Tangerine ★★★★

The shot of Sin-Dee's feet strutting purposefully across the Hollywood Walk of Stars may be the most political shot in an American movie of 2015. Maybe not because the filmmakers intended it to be some loaded image, but more so because they didn't. Sin-Dee is a transwoman character played by a transwoman (Kitana Rodriguez), and Rodriguez is a movie star. No qualifying adjectives required.

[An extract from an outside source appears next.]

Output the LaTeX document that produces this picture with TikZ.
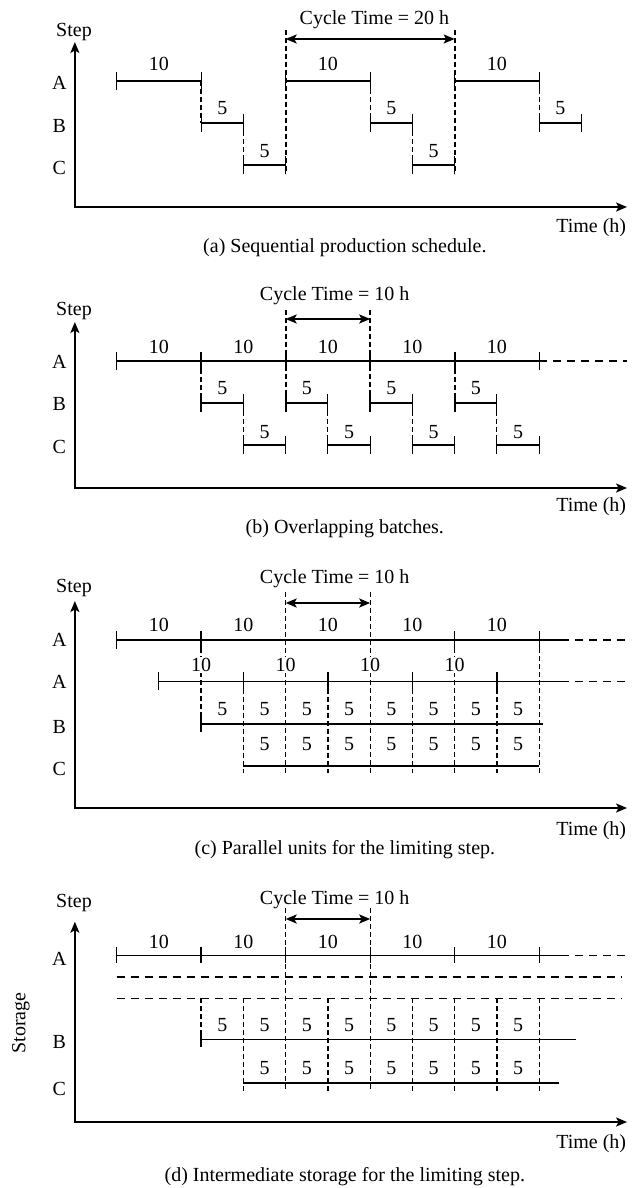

That lack of qualification or judgment is what really shone through in Tangerine. The viewer is just casually placed in the world and asked to accept these characters and their situation without any handholding or handwringing or rubbernecking. Do they perform sex acts for money? Sure do. Do they do drugs recreationally? Who wouldn't?! It's a shame that this is the case, but it seems radical and subversive that a movie would treat these characters as human beings with rich internal lives and feelings. Or you know, just make a funny, kinda sweet all-in-one night comedy about people who aren't usually represented on movie screens. Mission accomplished.

The other aspect of this movie you'll certainly read about before seeing it is that it was shot on an iPhone5. I braced myself for watching digital mud, but was pleasantly surprised to see a crisp, vivid image that has a character all of its own. The depth of focus is strange, and all of the daytime shots are flooded with light. The tiny cameras are whipped around, zipping through crowds of people, in a frantic, urgent style that, married with the editing, mirrors the mental state of Sin-Dee as she tears through Los Angeles in search of her prey. It's an effective style that has me hopeful for the future.

In many ways, this is one of the most modern movies I've ever seen.